## Dataset records:
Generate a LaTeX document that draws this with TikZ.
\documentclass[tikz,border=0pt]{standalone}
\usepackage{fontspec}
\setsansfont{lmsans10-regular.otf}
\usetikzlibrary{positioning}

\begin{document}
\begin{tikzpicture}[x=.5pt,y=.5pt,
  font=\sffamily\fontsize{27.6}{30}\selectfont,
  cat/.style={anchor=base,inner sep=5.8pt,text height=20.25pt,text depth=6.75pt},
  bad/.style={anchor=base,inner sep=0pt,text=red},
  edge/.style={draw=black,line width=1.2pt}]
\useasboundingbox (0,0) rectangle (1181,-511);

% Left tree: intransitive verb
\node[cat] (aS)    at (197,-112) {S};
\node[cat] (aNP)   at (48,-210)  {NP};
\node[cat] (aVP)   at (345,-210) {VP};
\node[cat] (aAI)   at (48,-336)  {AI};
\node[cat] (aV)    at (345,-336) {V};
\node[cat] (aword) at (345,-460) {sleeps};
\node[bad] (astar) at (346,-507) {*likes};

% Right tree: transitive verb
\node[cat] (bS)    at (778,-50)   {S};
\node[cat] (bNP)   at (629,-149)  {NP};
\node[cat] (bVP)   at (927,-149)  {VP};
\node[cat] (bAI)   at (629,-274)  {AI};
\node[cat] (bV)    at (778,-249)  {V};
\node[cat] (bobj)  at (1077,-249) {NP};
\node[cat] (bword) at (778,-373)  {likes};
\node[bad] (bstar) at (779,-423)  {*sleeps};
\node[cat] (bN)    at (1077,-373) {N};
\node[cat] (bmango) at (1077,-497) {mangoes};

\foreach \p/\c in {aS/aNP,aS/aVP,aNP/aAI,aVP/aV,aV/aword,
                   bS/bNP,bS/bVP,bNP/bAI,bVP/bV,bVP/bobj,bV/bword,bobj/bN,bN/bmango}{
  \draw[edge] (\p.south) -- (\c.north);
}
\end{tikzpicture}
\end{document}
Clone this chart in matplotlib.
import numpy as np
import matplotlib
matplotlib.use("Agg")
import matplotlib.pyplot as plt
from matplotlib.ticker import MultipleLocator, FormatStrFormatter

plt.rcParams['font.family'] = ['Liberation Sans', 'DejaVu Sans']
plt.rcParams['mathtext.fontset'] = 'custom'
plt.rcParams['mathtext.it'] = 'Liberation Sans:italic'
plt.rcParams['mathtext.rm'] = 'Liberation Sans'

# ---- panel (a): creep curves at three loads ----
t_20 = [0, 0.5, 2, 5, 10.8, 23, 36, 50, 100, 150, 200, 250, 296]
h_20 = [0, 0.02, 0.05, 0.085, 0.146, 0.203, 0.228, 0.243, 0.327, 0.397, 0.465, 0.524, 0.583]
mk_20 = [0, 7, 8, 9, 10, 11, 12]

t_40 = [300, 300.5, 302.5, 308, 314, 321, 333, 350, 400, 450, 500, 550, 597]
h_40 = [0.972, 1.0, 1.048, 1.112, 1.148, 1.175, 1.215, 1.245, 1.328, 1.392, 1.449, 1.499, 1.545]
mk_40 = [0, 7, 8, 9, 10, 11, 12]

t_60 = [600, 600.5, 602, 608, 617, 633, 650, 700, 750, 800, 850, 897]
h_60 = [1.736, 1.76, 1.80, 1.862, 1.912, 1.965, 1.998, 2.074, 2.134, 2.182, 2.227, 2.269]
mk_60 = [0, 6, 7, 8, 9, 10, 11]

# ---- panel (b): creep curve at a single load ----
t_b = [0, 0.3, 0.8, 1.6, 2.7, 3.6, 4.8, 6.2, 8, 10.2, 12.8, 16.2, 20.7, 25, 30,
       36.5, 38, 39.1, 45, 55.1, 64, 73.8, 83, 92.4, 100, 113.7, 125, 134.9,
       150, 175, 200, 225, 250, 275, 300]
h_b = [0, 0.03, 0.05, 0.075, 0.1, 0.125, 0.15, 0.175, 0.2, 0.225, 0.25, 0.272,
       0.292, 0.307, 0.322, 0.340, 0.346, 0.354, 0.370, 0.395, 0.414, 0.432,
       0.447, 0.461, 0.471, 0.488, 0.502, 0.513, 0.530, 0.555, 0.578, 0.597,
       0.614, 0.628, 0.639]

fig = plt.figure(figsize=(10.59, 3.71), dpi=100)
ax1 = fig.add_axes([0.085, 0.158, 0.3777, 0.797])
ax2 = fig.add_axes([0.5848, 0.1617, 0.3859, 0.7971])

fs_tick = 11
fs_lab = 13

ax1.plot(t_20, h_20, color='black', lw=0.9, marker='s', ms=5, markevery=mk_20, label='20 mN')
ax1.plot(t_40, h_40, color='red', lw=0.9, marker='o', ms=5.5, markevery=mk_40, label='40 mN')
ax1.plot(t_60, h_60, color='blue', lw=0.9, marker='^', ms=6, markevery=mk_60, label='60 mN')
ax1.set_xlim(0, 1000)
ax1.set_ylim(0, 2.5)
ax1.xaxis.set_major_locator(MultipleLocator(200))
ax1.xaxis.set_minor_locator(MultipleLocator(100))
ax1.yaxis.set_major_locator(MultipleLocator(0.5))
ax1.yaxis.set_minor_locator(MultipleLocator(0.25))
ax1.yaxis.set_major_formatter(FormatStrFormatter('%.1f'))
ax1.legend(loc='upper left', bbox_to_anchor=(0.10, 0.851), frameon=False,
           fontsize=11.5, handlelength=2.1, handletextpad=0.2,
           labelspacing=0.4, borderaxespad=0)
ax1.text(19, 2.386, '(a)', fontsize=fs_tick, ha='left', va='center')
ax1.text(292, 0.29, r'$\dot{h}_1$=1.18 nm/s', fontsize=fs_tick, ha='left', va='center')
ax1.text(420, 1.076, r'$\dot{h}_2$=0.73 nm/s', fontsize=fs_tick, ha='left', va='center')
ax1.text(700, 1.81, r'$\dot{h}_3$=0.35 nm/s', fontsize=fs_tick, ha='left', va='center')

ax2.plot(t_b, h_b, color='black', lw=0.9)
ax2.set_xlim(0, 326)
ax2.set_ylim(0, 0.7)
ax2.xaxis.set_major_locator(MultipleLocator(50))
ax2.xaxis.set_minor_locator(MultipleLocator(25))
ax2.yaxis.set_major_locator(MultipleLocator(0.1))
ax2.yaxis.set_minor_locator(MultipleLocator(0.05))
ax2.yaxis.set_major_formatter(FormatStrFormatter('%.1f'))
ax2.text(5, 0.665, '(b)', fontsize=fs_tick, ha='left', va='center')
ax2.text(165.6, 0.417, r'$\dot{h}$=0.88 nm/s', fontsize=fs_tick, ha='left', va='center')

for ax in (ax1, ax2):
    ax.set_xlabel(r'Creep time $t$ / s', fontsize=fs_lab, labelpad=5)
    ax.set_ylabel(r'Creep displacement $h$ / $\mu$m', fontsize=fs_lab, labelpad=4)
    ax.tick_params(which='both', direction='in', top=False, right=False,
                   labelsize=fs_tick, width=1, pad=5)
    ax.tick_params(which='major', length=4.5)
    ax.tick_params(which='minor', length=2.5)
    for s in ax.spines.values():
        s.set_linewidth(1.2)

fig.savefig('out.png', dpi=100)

## Your goal:
Using the entries above, quote each line verbatim from the first through the line that contains "(astar) at (346,-507)".

## Complete answer:
Generate a LaTeX document that draws this with TikZ.
\documentclass[tikz,border=0pt]{standalone}
\usepackage{fontspec}
\setsansfont{lmsans10-regular.otf}
\usetikzlibrary{positioning}

\begin{document}
\begin{tikzpicture}[x=.5pt,y=.5pt,
  font=\sffamily\fontsize{27.6}{30}\selectfont,
  cat/.style={anchor=base,inner sep=5.8pt,text height=20.25pt,text depth=6.75pt},
  bad/.style={anchor=base,inner sep=0pt,text=red},
  edge/.style={draw=black,line width=1.2pt}]
\useasboundingbox (0,0) rectangle (1181,-511);

% Left tree: intransitive verb
\node[cat] (aS)    at (197,-112) {S};
\node[cat] (aNP)   at (48,-210)  {NP};
\node[cat] (aVP)   at (345,-210) {VP};
\node[cat] (aAI)   at (48,-336)  {AI};
\node[cat] (aV)    at (345,-336) {V};
\node[cat] (aword) at (345,-460) {sleeps};
\node[bad] (astar) at (346,-507) {*likes};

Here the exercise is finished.